▶ Exercise instructions: From the entries below, copy every line where the string "code" appears.

▶ Exercise data:

########################################

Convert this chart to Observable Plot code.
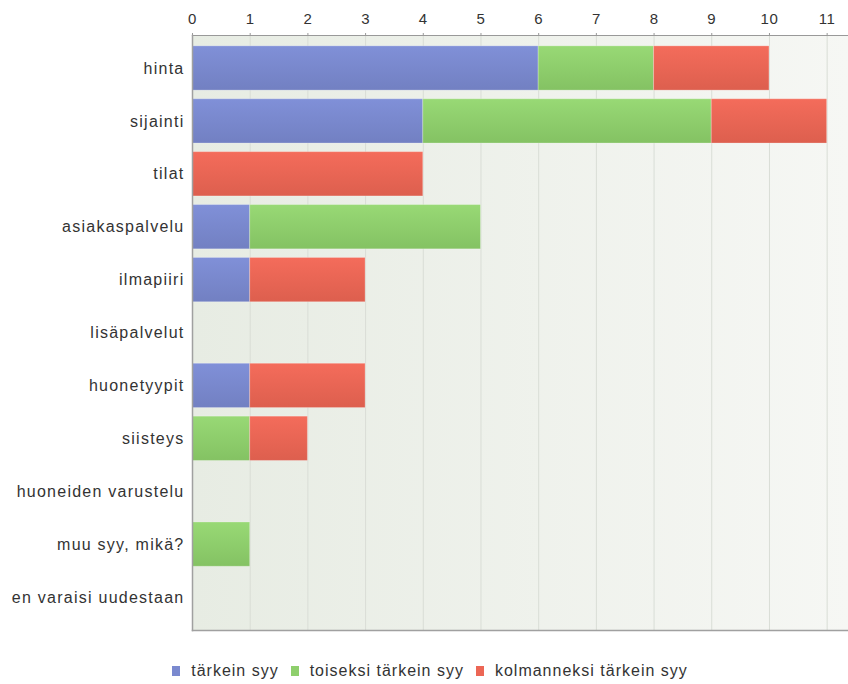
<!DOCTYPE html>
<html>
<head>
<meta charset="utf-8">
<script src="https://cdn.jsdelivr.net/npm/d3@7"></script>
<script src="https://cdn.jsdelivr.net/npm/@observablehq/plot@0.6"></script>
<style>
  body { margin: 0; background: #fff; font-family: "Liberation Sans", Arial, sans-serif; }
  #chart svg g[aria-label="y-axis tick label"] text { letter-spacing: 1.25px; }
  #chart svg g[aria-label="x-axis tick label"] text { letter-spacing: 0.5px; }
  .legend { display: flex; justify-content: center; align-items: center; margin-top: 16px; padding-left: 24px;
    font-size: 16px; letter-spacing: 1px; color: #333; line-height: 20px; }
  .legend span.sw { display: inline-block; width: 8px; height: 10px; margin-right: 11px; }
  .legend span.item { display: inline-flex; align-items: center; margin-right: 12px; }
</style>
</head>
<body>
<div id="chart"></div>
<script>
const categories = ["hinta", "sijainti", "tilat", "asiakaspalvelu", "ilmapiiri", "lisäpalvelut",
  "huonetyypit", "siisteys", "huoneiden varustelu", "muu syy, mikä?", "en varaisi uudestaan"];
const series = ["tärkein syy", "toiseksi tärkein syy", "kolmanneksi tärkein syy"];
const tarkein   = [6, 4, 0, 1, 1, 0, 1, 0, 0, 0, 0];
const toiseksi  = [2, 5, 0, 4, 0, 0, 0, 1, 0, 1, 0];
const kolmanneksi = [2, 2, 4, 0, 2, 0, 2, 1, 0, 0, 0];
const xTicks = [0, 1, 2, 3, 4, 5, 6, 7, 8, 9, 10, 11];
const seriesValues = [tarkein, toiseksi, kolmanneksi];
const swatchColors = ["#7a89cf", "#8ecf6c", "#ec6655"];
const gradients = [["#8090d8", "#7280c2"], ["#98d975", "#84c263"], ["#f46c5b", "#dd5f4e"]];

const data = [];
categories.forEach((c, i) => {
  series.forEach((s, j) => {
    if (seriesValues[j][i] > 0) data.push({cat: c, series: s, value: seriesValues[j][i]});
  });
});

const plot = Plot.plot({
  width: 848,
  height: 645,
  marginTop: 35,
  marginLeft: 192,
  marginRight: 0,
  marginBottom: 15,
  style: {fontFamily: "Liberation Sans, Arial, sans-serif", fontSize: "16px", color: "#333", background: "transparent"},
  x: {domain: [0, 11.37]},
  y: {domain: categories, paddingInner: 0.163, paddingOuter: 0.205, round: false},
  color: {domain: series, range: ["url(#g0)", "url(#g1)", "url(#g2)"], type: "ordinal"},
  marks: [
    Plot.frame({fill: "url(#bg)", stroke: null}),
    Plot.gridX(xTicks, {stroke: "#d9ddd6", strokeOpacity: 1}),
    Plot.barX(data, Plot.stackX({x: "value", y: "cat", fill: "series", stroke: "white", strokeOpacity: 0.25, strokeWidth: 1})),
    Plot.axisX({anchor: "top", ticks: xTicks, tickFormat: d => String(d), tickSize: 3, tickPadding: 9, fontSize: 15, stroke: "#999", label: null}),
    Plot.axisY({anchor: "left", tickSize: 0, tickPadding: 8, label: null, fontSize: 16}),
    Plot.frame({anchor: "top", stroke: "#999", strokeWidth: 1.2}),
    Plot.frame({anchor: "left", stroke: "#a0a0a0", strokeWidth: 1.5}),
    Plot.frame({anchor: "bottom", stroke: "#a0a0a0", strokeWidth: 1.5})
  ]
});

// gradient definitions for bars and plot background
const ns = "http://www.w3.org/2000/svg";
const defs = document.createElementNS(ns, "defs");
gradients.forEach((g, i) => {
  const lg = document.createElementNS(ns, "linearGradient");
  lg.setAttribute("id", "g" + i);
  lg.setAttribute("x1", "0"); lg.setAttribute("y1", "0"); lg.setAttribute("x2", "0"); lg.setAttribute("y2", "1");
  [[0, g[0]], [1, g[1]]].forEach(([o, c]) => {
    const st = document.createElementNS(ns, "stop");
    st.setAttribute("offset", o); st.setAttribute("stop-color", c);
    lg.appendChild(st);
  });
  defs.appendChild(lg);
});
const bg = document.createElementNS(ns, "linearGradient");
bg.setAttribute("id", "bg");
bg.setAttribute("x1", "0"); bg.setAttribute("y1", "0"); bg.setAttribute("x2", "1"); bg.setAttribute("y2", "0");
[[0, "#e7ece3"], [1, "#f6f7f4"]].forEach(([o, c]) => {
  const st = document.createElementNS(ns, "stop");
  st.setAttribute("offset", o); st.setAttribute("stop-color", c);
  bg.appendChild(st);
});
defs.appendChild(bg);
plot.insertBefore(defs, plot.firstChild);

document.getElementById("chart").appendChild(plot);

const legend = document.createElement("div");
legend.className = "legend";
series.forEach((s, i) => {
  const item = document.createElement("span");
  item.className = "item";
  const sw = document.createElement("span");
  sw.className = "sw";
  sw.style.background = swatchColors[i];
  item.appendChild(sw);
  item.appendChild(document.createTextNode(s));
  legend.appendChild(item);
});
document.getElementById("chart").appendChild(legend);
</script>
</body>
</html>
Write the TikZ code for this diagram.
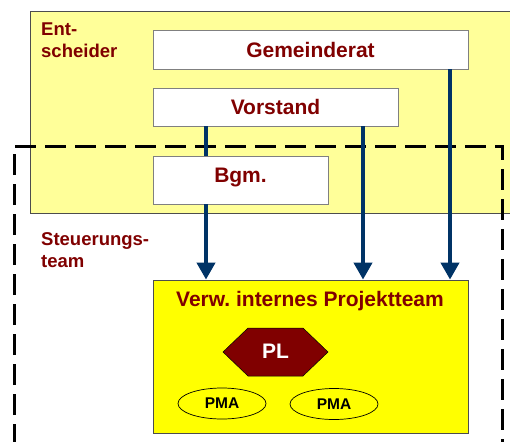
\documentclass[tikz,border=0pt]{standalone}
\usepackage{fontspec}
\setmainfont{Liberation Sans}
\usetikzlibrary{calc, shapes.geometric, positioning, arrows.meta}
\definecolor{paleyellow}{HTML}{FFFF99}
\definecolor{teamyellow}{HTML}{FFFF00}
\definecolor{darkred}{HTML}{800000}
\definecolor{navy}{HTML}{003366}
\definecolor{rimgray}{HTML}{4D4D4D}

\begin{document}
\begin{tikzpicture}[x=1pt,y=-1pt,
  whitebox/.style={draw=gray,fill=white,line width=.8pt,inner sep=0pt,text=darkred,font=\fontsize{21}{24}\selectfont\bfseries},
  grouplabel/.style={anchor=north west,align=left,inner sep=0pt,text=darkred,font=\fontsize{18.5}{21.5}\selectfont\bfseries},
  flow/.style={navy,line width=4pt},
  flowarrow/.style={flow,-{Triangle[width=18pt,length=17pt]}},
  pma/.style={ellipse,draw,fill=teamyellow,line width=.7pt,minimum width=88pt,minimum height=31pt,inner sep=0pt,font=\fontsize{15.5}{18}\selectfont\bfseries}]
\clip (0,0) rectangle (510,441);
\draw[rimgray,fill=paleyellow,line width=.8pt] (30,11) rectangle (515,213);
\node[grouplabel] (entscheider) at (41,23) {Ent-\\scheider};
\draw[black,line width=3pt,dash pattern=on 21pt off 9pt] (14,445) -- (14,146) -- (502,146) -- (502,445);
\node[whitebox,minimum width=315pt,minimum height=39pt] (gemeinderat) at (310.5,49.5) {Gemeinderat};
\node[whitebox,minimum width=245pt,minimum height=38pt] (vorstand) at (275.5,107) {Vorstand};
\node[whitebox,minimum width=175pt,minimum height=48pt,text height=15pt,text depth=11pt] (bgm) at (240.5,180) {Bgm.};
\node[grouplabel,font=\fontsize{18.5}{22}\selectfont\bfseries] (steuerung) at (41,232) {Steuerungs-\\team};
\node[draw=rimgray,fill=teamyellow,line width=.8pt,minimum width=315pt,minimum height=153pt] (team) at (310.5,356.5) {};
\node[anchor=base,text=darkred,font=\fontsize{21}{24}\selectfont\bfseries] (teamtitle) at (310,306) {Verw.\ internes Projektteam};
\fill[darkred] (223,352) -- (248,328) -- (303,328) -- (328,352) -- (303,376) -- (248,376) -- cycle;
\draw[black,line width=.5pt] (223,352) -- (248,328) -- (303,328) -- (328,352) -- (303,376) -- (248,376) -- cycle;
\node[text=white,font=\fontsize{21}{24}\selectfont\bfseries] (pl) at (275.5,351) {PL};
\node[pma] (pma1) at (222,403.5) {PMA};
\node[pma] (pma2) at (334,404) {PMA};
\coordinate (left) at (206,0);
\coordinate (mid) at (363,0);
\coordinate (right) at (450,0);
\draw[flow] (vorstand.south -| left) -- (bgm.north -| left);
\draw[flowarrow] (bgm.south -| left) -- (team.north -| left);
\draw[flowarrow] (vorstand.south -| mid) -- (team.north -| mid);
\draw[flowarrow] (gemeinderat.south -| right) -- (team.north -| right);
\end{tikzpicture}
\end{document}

########################################

▶ Task result:
Convert this chart to Observable Plot code.
Write the TikZ code for this diagram.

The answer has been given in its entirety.